One key area of change is that of the traditional purchasing role and the changes to traditional centralized versus decentralized purchasing strategies. They may essentially become one, at least for MRO, except for a small number of overseeing procurement specialists. This elimination of labor and reduction in cycle time can and will be enormous in terms of savings.

One thing that is certain is that the role of the purchasing professional will change dramatically over the next few years (see Figure 4.1). There is a good deal of speculation as to what this role might become. Certainly, any position that currently deals with paper-based transactions will be gone, and depending on how extensively a company pursues a strategy of buying via the impersonal e-markets and third-party trading hubs, the role of relationship manager will change dramatically. If a policy of close vendor ties for mission-critical direct materials continues, and strategic sourcing continues to be important, there will always be a role for specialists who understands the manufacturing process and the comparative merits of various material and substitutes.

Figure 4.1. The changing role of procurement specialists.

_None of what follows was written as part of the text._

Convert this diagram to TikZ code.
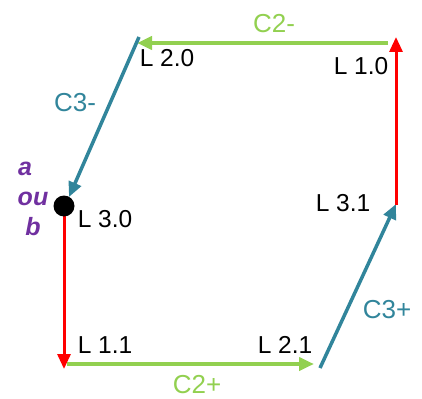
\documentclass[tikz,border=0pt]{standalone}
\usepackage{fontspec}
\setmainfont{Liberation Sans}
\usetikzlibrary{arrows.meta}
\definecolor{cred}{RGB}{255,0,0}
\definecolor{cgreen}{RGB}{146,208,80}
\definecolor{cteal}{RGB}{49,133,155}
\definecolor{cpurple}{RGB}{112,48,160}
\tikzset{
  lbl/.style={anchor=base,inner sep=0pt,font=\fontsize{24.5}{28}\selectfont,text=black},
  clbl/.style={anchor=base,inner sep=0pt,font=\fontsize{26}{30}\selectfont},
  plbl/.style={anchor=base,inner sep=0pt,text=cpurple,font=\fontsize{25}{29}\selectfont\bfseries\itshape},
  arr/.style={-{Triangle[length=15pt,width=13pt]}},
  redarr/.style={arr,draw=cred,fill=cred,line width=3pt},
  greenarr/.style={arr,draw=cgreen,fill=cgreen,line width=4pt},
  tealarr/.style={arr,draw=cteal,fill=cteal,line width=3.5pt},
}
\begin{document}
\begin{tikzpicture}[x=1pt,y=-1pt]
\useasboundingbox (0,0) rectangle (422,398);
% points
\coordinate (p30) at (64,206);
\coordinate (p30b) at (64,215);
\coordinate (p11) at (64,369);
\coordinate (g11) at (67,364);
\coordinate (p21) at (314,364);
\coordinate (t21) at (320,368);
\coordinate (p31) at (396,204);
\coordinate (r31) at (396,205);
\coordinate (p10) at (396,37);
\coordinate (g10) at (388,43);
\coordinate (p20) at (137,43);
\coordinate (t20) at (139,37);
\coordinate (t30) at (69,197);
% connectors
\draw[redarr] (p30b) -- (p11);
\draw[greenarr] (g11) -- (p21);
\draw[tealarr] (t21) -- (p31);
\draw[redarr] (r31) -- (p10);
\draw[greenarr] (g10) -- (p20);
\draw[tealarr] (t20) -- (t30);
\node[circle,fill=black,minimum size=21pt,inner sep=0pt] (dot) at (p30) {};
% labels
\node[lbl] (l20) at (167,67) {L 2.0};
\node[lbl] (l10) at (361,75) {L 1.0};
\node[lbl] (l31) at (343,211) {L 3.1};
\node[lbl] (l30) at (105,227) {L 3.0};
\node[lbl] (l11) at (105,353) {L 1.1};
\node[lbl] (l21) at (285,353) {L 2.1};
\node[clbl,text=cgreen] (c2m) at (274,33) {C2-};
\node[clbl,text=cgreen,text depth=0pt] (c2p) at (197,393) {C2+};
\node[clbl,text=cteal] (c3m) at (75,112) {C3-};
\node[clbl,text=cteal] (c3p) at (387,318) {C3+};
\node[plbl] (pa) at (25,175) {a};
\node[plbl] (pou) at (33,205) {ou};
\node[plbl] (pb) at (33,235) {b};
\end{tikzpicture}
\end{document}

There will also be a need for purchasing officers with good client management skills to focus not only externally on the buyer-seller relationship (contract management and strategic sourcing), but also internally, within their own firms, to ensure communication and purchasing policy effectiveness throughout the organization. Similarly, there is likely to be a need for specialists who can help develop and continuously update the rules that govern the relationships between suppliers and their companies. Someone—often a person these days known as a super user—will need to master the sophisticated decision-support tools that are becoming available in order to advise and help set the buying criteria themselves. To these we can also safely add roles for employees working on catalog management and, whatever the potential of a self-governing “self-service” procurement system, someone working on managing, or at least overseeing, compliance.

Strategic team-based purchasing is the one approach that has developed in the past several years that promises to be enhanced by this shift toward online procurement, because the rationalization of the purchasing process that takes place during an e-procurement initiative tends to help purchasing specialists to view the process by which they acquire direct materials, particularly, as much more horizontal and seamless. The certainty of monitoring compliance that comes from the e-procurement systems also means that procurement specialists in different departments now view purchasing as a corporate rather than a unit function.